An OCR system that can convert PDFs of scientific papers dense with mathematical equations has been developed. For mathematical equations, it outputs the LaTeX format.
"Next to HTML, PDFs are the second most prominent data format on the internet, making up 2.4% of common crawl. However, the information stored in these files is very difficult to extract into any other formats. This is especially true for highly specialized documents, such as scientific research papers, where the semantic information of mathematical expressions is lost. Existing Optical Character Recognition (OCR) engines, such as Tesseract OCR, excel at detecting and classifying individual characters and words in an image, but fail to understand the relationship between them due to their line-by-line approach. This means that they treat superscripts and subscripts in the same way as the surrounding text, which is a significant drawback for mathematical expressions. In mathematical notations like fractions, exponents, and matrices, relative positions of characters are crucial. Converting academic research papers into machine-readable text also enables accessibility and searchability of science as a whole. The information of millions of academic papers can not be fully accessed because they are locked behind an unreadable format. Existing corpora, such as the S2ORC dataset, capture the text of 12M2 papers using GROBID, but are missing meaningful representations of the mathematical equations. To this end, we introduce Nougat, a transformer based model that can convert images of document pages to formatted markup text."
The researchers have released a pre-trained model capable of converting a PDF to a lightweight markup language.
"Our method is only dependent on the image of a page, allowing access to scanned papers and books."

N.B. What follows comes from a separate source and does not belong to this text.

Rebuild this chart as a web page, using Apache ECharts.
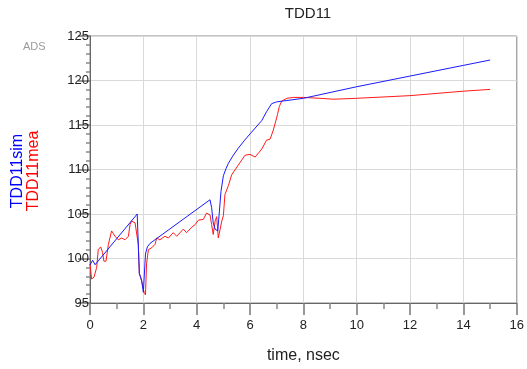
<!DOCTYPE html>
<html>
<head>
<meta charset="utf-8">
<script src="https://cdn.jsdelivr.net/npm/echarts@6/dist/echarts.min.js"></script>
<style>
html,body{margin:0;padding:0;background:#fff;}
#c{width:527px;height:369px;}
</style>
</head>
<body>
<div id="c"></div>
<script>
var titleText = 'TDD11';
var xName = 'time, nsec';
var simName = 'TDD11sim';
var meaName = 'TDD11mea';
var xTicks = [0, 2, 4, 6, 8, 10, 12, 14, 16];
var yTicks = [95, 100, 105, 110, 115, 120, 125];

var simTime = [0, 0.1, 0.19, 1.77, 1.85, 1.94, 2.0, 2.08, 2.15, 2.25, 4.5, 4.56, 4.62, 4.69, 4.79, 4.84, 4.91, 5.0, 5.1, 5.19, 5.35, 5.56, 5.8, 6.0, 6.44, 6.62, 6.81, 7.0, 7.25, 8, 10, 12, 14, 15];
var simVal  = [99.3, 99.8, 99.3, 105.0, 98.3, 97.5, 96.2, 100.5, 101.3, 101.7, 106.6, 105.7, 104.0, 103.3, 103.1, 104.9, 107.5, 109.3, 110.1, 110.7, 111.5, 112.4, 113.3, 114.0, 115.5, 116.5, 117.4, 117.6, 117.7, 118.0, 119.3, 120.5, 121.7, 122.3];

var meaTime = [0, 0.06, 0.15, 0.25, 0.31, 0.4, 0.47, 0.52, 0.6, 0.69, 0.81, 0.87, 0.94, 1.06, 1.19, 1.31, 1.44, 1.5, 1.56, 1.69, 1.75, 1.81, 1.85, 1.9, 1.96, 2.03, 2.08, 2.12, 2.19, 2.31, 2.44, 2.5, 2.62, 2.81, 2.94, 3.12, 3.25, 3.5, 3.62, 3.81, 3.94, 4.06, 4.25, 4.37, 4.5, 4.56, 4.62, 4.69, 4.75, 4.81, 4.87, 4.94, 5.0, 5.06, 5.19, 5.31, 5.56, 5.81, 6.0, 6.19, 6.44, 6.62, 6.75, 6.87, 6.97, 7.03, 7.1, 7.19, 7.38, 7.62, 8, 8.62, 9.12, 10, 12, 14, 15];
var meaVal  = [99.4, 97.7, 97.9, 99.0, 101.0, 101.3, 100.7, 99.7, 99.7, 101.6, 103.1, 103.2, 102.5, 102.1, 102.3, 102.1, 102.5, 103.8, 104.2, 104.0, 103.8, 101.6, 98.3, 97.9, 98.0, 96.2, 95.9, 99.4, 101.0, 101.2, 101.6, 102.3, 102.1, 102.5, 102.3, 102.9, 102.5, 103.3, 102.9, 103.5, 103.8, 104.3, 104.4, 105.1, 104.9, 103.8, 102.7, 104.2, 104.7, 102.3, 102.5, 104.2, 104.8, 107.2, 108.2, 109.4, 110.5, 111.6, 111.7, 111.4, 112.3, 113.3, 113.4, 114.4, 115.5, 116.2, 117.1, 117.7, 118.0, 118.1, 118.1, 118.0, 117.9, 118.0, 118.3, 118.8, 119.0];

function pairs(t, v) { return t.map(function (x, i) { return [x, v[i]]; }); }

var font = 'Liberation Sans, Arial, sans-serif';
var chart = echarts.init(document.getElementById('c'));
chart.setOption({
  animation: false,
  backgroundColor: '#fff',
  title: {
    text: titleText, left: 303, top: 1, textAlign: 'center',
    textStyle: { fontFamily: font, fontSize: 15, fontWeight: 'normal', color: '#222' }
  },
  grid: { left: 90, right: 10, top: 36, bottom: 63, show: true, borderColor: '#888', borderWidth: 1, backgroundColor: 'transparent' },
  xAxis: {
    type: 'value', min: xTicks[0], max: xTicks[xTicks.length - 1], interval: 2,
    name: xName, nameLocation: 'middle', nameGap: 45,
    nameTextStyle: { fontFamily: font, fontSize: 16, color: '#222' },
    axisLine: { show: true, lineStyle: { color: '#666', width: 1 } },
    axisTick: { show: true, length: 12, lineStyle: { color: '#777', width: 1.5 } },
    minorTick: { show: true, splitNumber: 2, length: 6, lineStyle: { color: '#888', width: 1.5 } },
    axisLabel: { fontFamily: font, fontSize: 13, color: '#222', margin: 16 },
    splitLine: { show: true, lineStyle: { color: '#d9d9d9', width: 1 } }
  },
  yAxis: {
    type: 'value', min: yTicks[0], max: yTicks[yTicks.length - 1], interval: 5,
    axisLine: { show: true, lineStyle: { color: '#666', width: 1 } },
    axisTick: { show: true, length: 12, lineStyle: { color: '#777', width: 1.5 } },
    minorTick: { show: true, splitNumber: 5, length: 4, lineStyle: { color: '#888', width: 1.5 } },
    axisLabel: { fontFamily: font, fontSize: 13, color: '#222', margin: 1 },
    splitLine: { show: true, lineStyle: { color: '#d9d9d9', width: 1 } }
  },
  graphic: [
    { type: 'text', left: 23, top: 41, style: { text: 'ADS', fontFamily: font, fontSize: 11, fill: '#9a9a9a' } },
    { type: 'text', x: 18, y: 171, rotation: Math.PI / 2, style: { text: simName, fontFamily: font, fontSize: 16, fill: '#0000ff', textAlign: 'center', textVerticalAlign: 'middle' } },
    { type: 'text', x: 34, y: 171, rotation: Math.PI / 2, style: { text: meaName, fontFamily: font, fontSize: 16, fill: '#ff0000', textAlign: 'center', textVerticalAlign: 'middle' } }
  ],
  series: [
    { name: meaName, type: 'line', data: pairs(meaTime, meaVal), showSymbol: false, symbol: 'none', lineStyle: { color: '#ff1a1a', width: 1 }, z: 3 },
    { name: simName, type: 'line', data: pairs(simTime, simVal), showSymbol: false, symbol: 'none', lineStyle: { color: '#1a1aff', width: 1 }, z: 4 }
  ]
});
</script>
</body>
</html>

"To the best of our knowledge there is no paired dataset of PDF pages and corresponding source code out there, so we created our own from the open access articles on arXiv. For layout diversity we also include a subset of the PubMed Central (PMC) open access non-commercial dataset. During the pretraining, a portion of the Industry Documents Library (IDL) is included."
The model they came up to do this is called Nougat, "an end-to-end trainable encoder-decoder transformer based model for converting document pages to markup." It's basically a vision transformer model.
A lot of the paper is concerted with technicalities such as splitting pages and ignoring headers and footers with page numbers and various compression and distortion artifacts, blur, and noise, that can exist in the image to be OCRed.
To measure the performance of the model, they calculated edit distance, BLEU score, METEOR score, and F1-score.
"The edit distance, or Levenshtein distance, measures the number of character manipulations (insertions, deletions, substitutions) it takes to get from one string to another. In this work we consider the normalized edit distance, where we divide by the total number of characters."
"The BLEU metric was originally introduced for measuring the quality of text that has been machinetranslated from one language to another. The metric computes a score based on the number of matching n-grams between the candidate and reference sentence.
METEOR is "another machine-translating metric with a focus on recall instead of precision."
The F1-score incorporates both precision and recall, and "We also compute the F1-score and report the precision and recall."
They compared with a previous OCR system, GROBID with LaTeX OCR. For edit distance, GROBID with LaTeX OCR got 0.727, while Nougat Small (250 million parameters) got 0.117 and Nougat Base (350 million parameters) got 0.128 on math equations. On edit distance, smaller is better. For BLUE, the numbers were 0.3 for GROBID + LaTeX OCR, 56.0 for Nougat Small and 56.9 for Nougat Base -- larger is better. On METEOR, the numbers were 5.0 for GROBID + LaTeX OCR, 74.7 for Nougat Small and 75.4 for Nougat Base -- larger is better. For F1, the numbers were 9.7 for GROBID + LaTeX OCR, 76.9 for Nougat Small, and 76.5 for Nougat Base -- larger is better.
This sounds like something that could be incredibly useful.